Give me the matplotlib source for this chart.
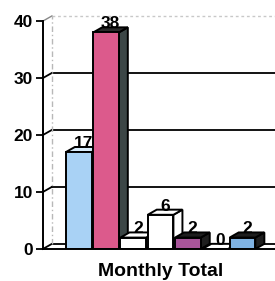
import matplotlib.pyplot as plt
from matplotlib.patches import Polygon

plt.rcParams['font.family'] = ['Liberation Sans', 'DejaVu Sans']

values = [17, 38, 2, 6, 2, 0, 2]
labels = ['17', '38', '2', '6', '2', '0', '2']
front_colors = ['#a9d2f5', '#dc5a8c', 'white', 'white', '#a8559a', 'white', '#7fb2e2']
side_colors = ['#6a8aa8', '#3c4646', 'white', 'white', '#1e1e1e', 'white', '#1e1e1e']
top_colors = ['#d8ecfb', '#2a2a2a', 'white', 'white', '#1e1e1e', 'white', '#1e1e1e']
yticks = [0, 10, 20, 30, 40]
xlabel = 'Monthly Total'

# fake 3d depth in data units
dx, dy = 0.33, 0.9
width = 0.94
xmin, xmax = -1.31, 7.19

fig = plt.figure(figsize=(2.75, 2.81), dpi=100)
ax = fig.add_axes([0.156, 0.114, 0.844, 0.811])
ax.set_xlim(xmin, xmax)
ax.set_ylim(0, 40)

# back wall
for t in yticks:
    if t == 40:
        ax.plot([xmin + dx, xmax], [t + dy, t + dy], color='#c8c8c8', lw=1, ls=(0, (2, 2)), clip_on=False)
        ax.plot([xmin, xmin + dx], [t, t + dy], color='#888888', lw=1, clip_on=False)
        continue
    ax.plot([xmin + dx, xmax], [t + dy, t + dy], color='black', lw=1.3, clip_on=False)
    ax.plot([xmin, xmin + dx], [t, t + dy], color='black', lw=1.3, clip_on=False)
ax.plot([xmin + dx, xmin + dx], [dy, 40 + dy], color='#b8b8b8', lw=1, ls=(0, (4, 2, 1, 2)), clip_on=False)

# bars with side and top faces
for i, v in enumerate(values):
    x0, x1 = i - width / 2, i + width / 2
    side = Polygon([(x1, 0), (x1, v), (x1 + dx, v + dy), (x1 + dx, dy)],
                   closed=True, fc=side_colors[i], ec='black', lw=1.4, zorder=3 + i)
    top = Polygon([(x0, v), (x0 + dx, v + dy), (x1 + dx, v + dy), (x1, v)],
                  closed=True, fc=top_colors[i], ec='black', lw=1.4, zorder=3 + i)
    ax.add_patch(side)
    ax.add_patch(top)
    ax.bar(i, v, width=width, color=front_colors[i], edgecolor='black', lw=1.4, zorder=3 + i)
    ax.text(i + dx / 2, v + 0.2, labels[i], ha='center', va='bottom', fontsize=12.5,
            fontweight='bold', zorder=20, clip_on=False)

ax.set_yticks(yticks)
ax.set_yticklabels([str(t) for t in yticks], fontsize=12.5, fontweight='bold')
ax.set_xticks([])
ax.tick_params(axis='y', length=5, width=1.3, pad=2, direction='out')
for s in ['top', 'right']:
    ax.spines[s].set_visible(False)
ax.spines['left'].set_linewidth(1.4)
ax.spines['bottom'].set_linewidth(1.4)
ax.spines['left'].set_zorder(30)
ax.spines['bottom'].set_zorder(30)

fig.text(0.585, 0.035, xlabel, ha='center', va='center', fontsize=14, fontweight='bold')

fig.savefig('out.png', dpi=100)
--
[EXERCISE REQUIREMENTS]: From the opening line of the listing above through the line bearing "plt.rcParams['font.family'] = ['Liberation", repeat each line exactly. Drop every picture.

[TASK SOLUTION]:
Give me the matplotlib source for this chart.
import matplotlib.pyplot as plt
from matplotlib.patches import Polygon

plt.rcParams['font.family'] = ['Liberation Sans', 'DejaVu Sans']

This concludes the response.